Chuck, Debbie, and grandson Jacob
Jan 1, 2013
112
arkangel said:
To answer some questions:

chasw98:
I will be using a wide blade seal around the sides of the sliding room to keep the elements out and the A/C in. Thus the gap between the inner roof and the framing for the outer roof will be as narrow as possible. I would love to have skylights but most RV skylights are domed on top and would not cooperate with the blade seals. Also, I just had an afterthought: The trap door for the opening will actually rest on the roof of the slide room when in use. A skylight would also interfere with the operation of the door. Here you can see how close the tolerances will be, if you can imagine all the exterior layers installed.

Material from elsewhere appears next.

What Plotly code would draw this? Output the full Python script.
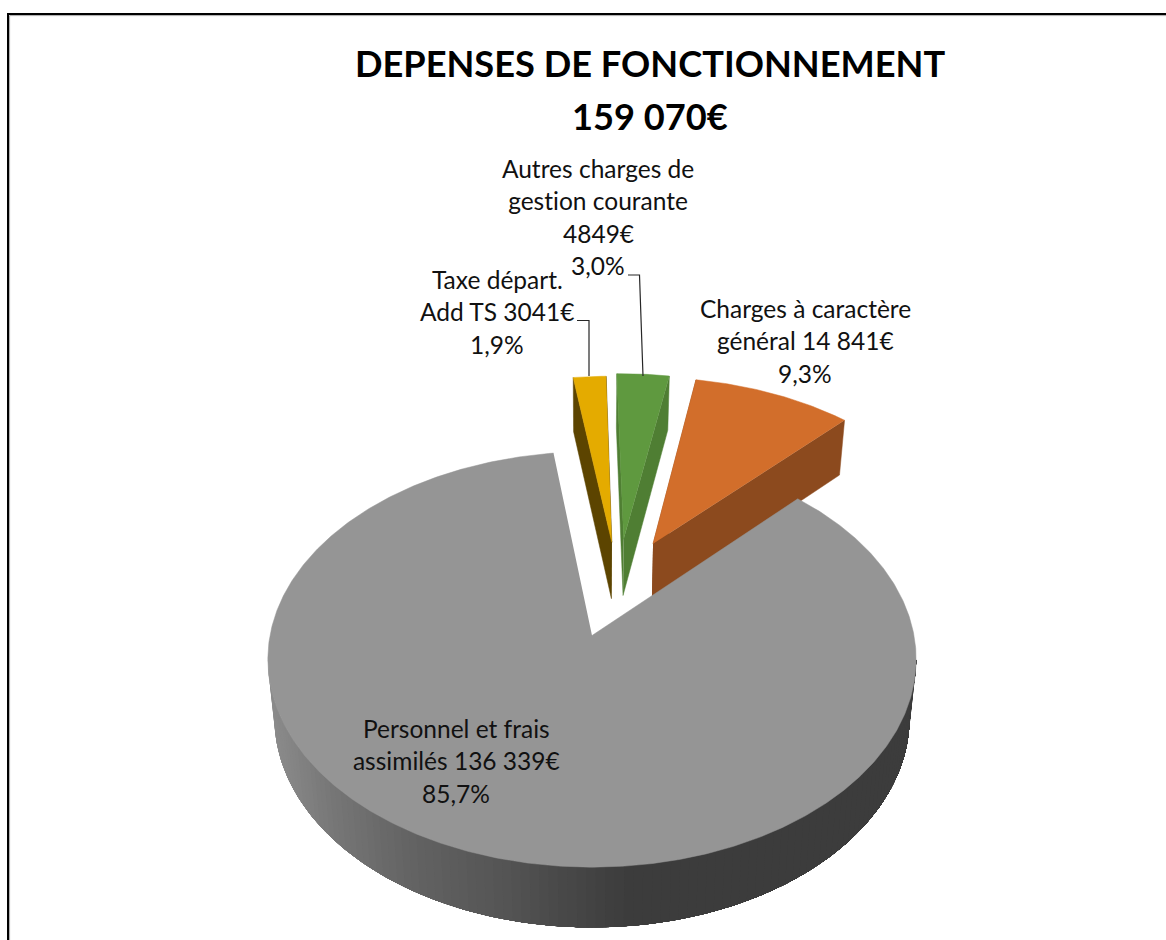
import numpy as np
import plotly.graph_objects as go

# --- data -------------------------------------------------------------
TITLE_LINES = ["DEPENSES DE FONCTIONNEMENT", "159 070€"]
CATEGORIES = ["Charges à caractère général", "Personnel et frais assimilés",
              "Taxe départ. Add TS", "Autres charges de gestion courante"]
VALUES = [14841, 136339, 3041, 4849]
LABELS = [["Charges à caractère", "général 14 841€", "9,3%"],
          ["Personnel et frais", "assimilés 136 339€", "85,7%"],
          ["Taxe départ.", "Add TS 3041€", "1,9%"],
          ["Autres charges de", "gestion courante", "4849€", "3,0%"]]

# --- style / geometry -------------------------------------------------
W, H = 1166, 940
FONT = "Lato"
TOP = ["#D26E2B", "#959595", "#E4AB00", "#5F993F"]
SIDE = ["#8C4A1E", "#959595", "#5C4400", "#4F7E33"]
OFFSET = [(0.200, 0.472), (0, 0), (0.0650, 0.480), (0.1040, 0.497)]
FACE_ORDER = [(0, 1), None, (1, 0), (0, 1)]
LABEL_POS = [(805, 308), (456, 728), (497, 279), (598, 168)]
LINE_STEP = 32.5
START_ANGLE = 10.2
CX, CY, AX, AY, K = 592.0, 635.5, 322.0, 205.0, 0.115
DEPTH, DEPTH_K, DROP_SCALE = 57.6, 0.044, 0.98


def project(X, Y, drop=False):
    X, Y = np.asarray(X, float), np.asarray(Y, float)
    sx = CX + AX * X / (1 + K * Y)
    sy = CY - AY * Y / (1 + K * Y)
    if drop:
        sx = CX + (sx - CX) * DROP_SCALE
        sy = sy + DEPTH / (1 + DEPTH_K * Y)
    return sx, sy


def poly(x, y, color, lw=0.0):
    return go.Scatter(x=list(x), y=list(y), mode="lines", fill="toself",
                      fillcolor=color, line=dict(color=color, width=lw),
                      hoverinfo="skip", showlegend=False)


def arc_pts(a0, a1, off, step=0.5):
    n = max(2, int(abs(a1 - a0) / step) + 1)
    t = np.radians(np.linspace(a0, a1, n))
    return off[0] + np.sin(t), off[1] + np.cos(t)


def rim_gray(x):
    return int(round(np.interp(x, [267, 330, 400, 500, 580, 625],
                               [140, 118, 100, 84, 68, 60])))


total = sum(VALUES)
angles = [START_ANGLE]
for v in VALUES:
    angles.append(angles[-1] + 360.0 * v / total)

fig = go.Figure()

# exploded small slices, drawn first so the large slice overlaps them
for i in (2, 3, 0):
    a0, a1 = angles[i], angles[i + 1]
    off = OFFSET[i]
    for which in FACE_ORDER[i]:
        ang = a0 if which == 0 else a1
        ex, ey = arc_pts(ang, ang, off)
        ex, ey = ex[0], ey[0]
        tx, ty = project([off[0], ex], [off[1], ey])
        bx, by = project([ex, off[0]], [ey, off[1]], drop=True)
        fig.add_trace(poly(list(tx) + list(bx), list(ty) + list(by), SIDE[i], 0.5))
    px, py = arc_pts(a0, a1, off)
    tx, ty = project(px, py)
    ox, oy = project(off[0], off[1])
    fig.add_trace(poly([float(ox)] + list(tx), [float(oy)] + list(ty), TOP[i], 0.5))

# large slice: visible rim (left to right, each band overlapping the next), then top face
a0, a1 = angles[1], angles[2]
RIM_FROM = 360 - np.degrees(np.arccos(-K))
RIM_TO = np.degrees(np.arccos(-K))
for b0 in np.arange(RIM_FROM, RIM_TO, -1.5):
    px, py = arc_pts(b0, RIM_TO, (0, 0), step=1.0)
    tx, ty = project(px, py)
    bx, by = project(px[::-1], py[::-1], drop=True)
    g = rim_gray(float(tx[0]))
    fig.add_trace(poly(list(tx) + list(bx), list(ty) + list(by), f"rgb({g},{g},{g})"))
px, py = arc_pts(a0, a1, (0, 0))
tx, ty = project(px, py)
fig.add_trace(poly([CX] + list(tx), [CY] + list(ty), TOP[1], 0.5))

# leader lines
LEADERS = [([577, 589, 589], [320.5, 320.5, 376]),
           ([628, 639.5, 643], [275, 275, 376])]
for lx, ly in LEADERS:
    fig.add_trace(go.Scatter(x=lx, y=ly, mode="lines", hoverinfo="skip", showlegend=False,
                             line=dict(color="#262626", width=1.2)))

# texts
for t, ty_ in zip(TITLE_LINES, (63, 116)):
    fig.add_annotation(x=649.5, y=ty_, text=f"<b>{t}</b>", showarrow=False,
                       xanchor="center", yanchor="middle",
                       font=dict(family=FONT, size=36.2, color="#000000"))
for lines, (lx, ly) in zip(LABELS, LABEL_POS):
    for j, line in enumerate(lines):
        fig.add_annotation(x=lx, y=ly + j * LINE_STEP, text=line, showarrow=False,
                           xanchor="center", yanchor="middle",
                           font=dict(family=FONT, size=24.5, color="#111111"))

fig.update_layout(
    width=W, height=H, margin=dict(l=0, r=0, t=0, b=0),
    paper_bgcolor="white", plot_bgcolor="white", showlegend=False,
    xaxis=dict(range=[0, W], visible=False, fixedrange=True),
    yaxis=dict(range=[H, 0], visible=False, fixedrange=True),
    shapes=[
        dict(type="path", xref="x", yref="y", path=f"M 9.6 {H} L 9.6 15.6 L {W} 15.6",
             line=dict(color="#AAAAAA", width=1), layer="below"),
        dict(type="path", xref="x", yref="y", path=f"M 8 {H} L 8 14 L {W} 14",
             line=dict(color="#000000", width=2), layer="below"),
    ],
)
POST = ("document.body.style.margin='0';document.documentElement.style.overflow='hidden';"
        "var s=document.createElement('style');"
        "s.textContent='svg text{font-variant-ligatures:none;font-feature-settings:\"liga\" 0,\"clig\" 0,\"dlig\" 0;letter-spacing:0.01px;}';"
        "document.head.appendChild(s);"
        "window.dispatchEvent(new Event('resize'));")
fig.write_html("out.html", config={"displayModeBar": False}, post_script=POST)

I see where you are coming from. It is very easy to manage your project (and wallet!) from the sidelines. I had not though about a domed skylight interfering, but some flat Plexiglas picked up for cheap might be interesting.
Also from my point of view..... being on the electronic/electric side I just have bunches of wire around and could wire it in a jiffy for essentially no cost. But I can see where you want to keep it simple for now and see where it leads you. You can always go back later and add some touches to it. You built it so you will know how to take it apart if you want to.
Great thread and I really love all the pictures as it takes shape. We're rooting for you!

Chuck
 

mainahman

All the worlds indeed a stage
Oct 2, 2009
604
Really enjoying what you are creating! I look forward to seeing me updates and seeing the progress!
 

jayco1997

Super Active Member
Oct 1, 2012
951
I'm wondering if you should have curved the roof to allow water to run off rather than have it flat? I'm actually camping now and listening to the rain so thats what made me think of it, lol
 

arkangel

Member
Jun 17, 2013
94
Once the framing was essentially complete it was time to invest in some luan paneling and styrofoam sheeting.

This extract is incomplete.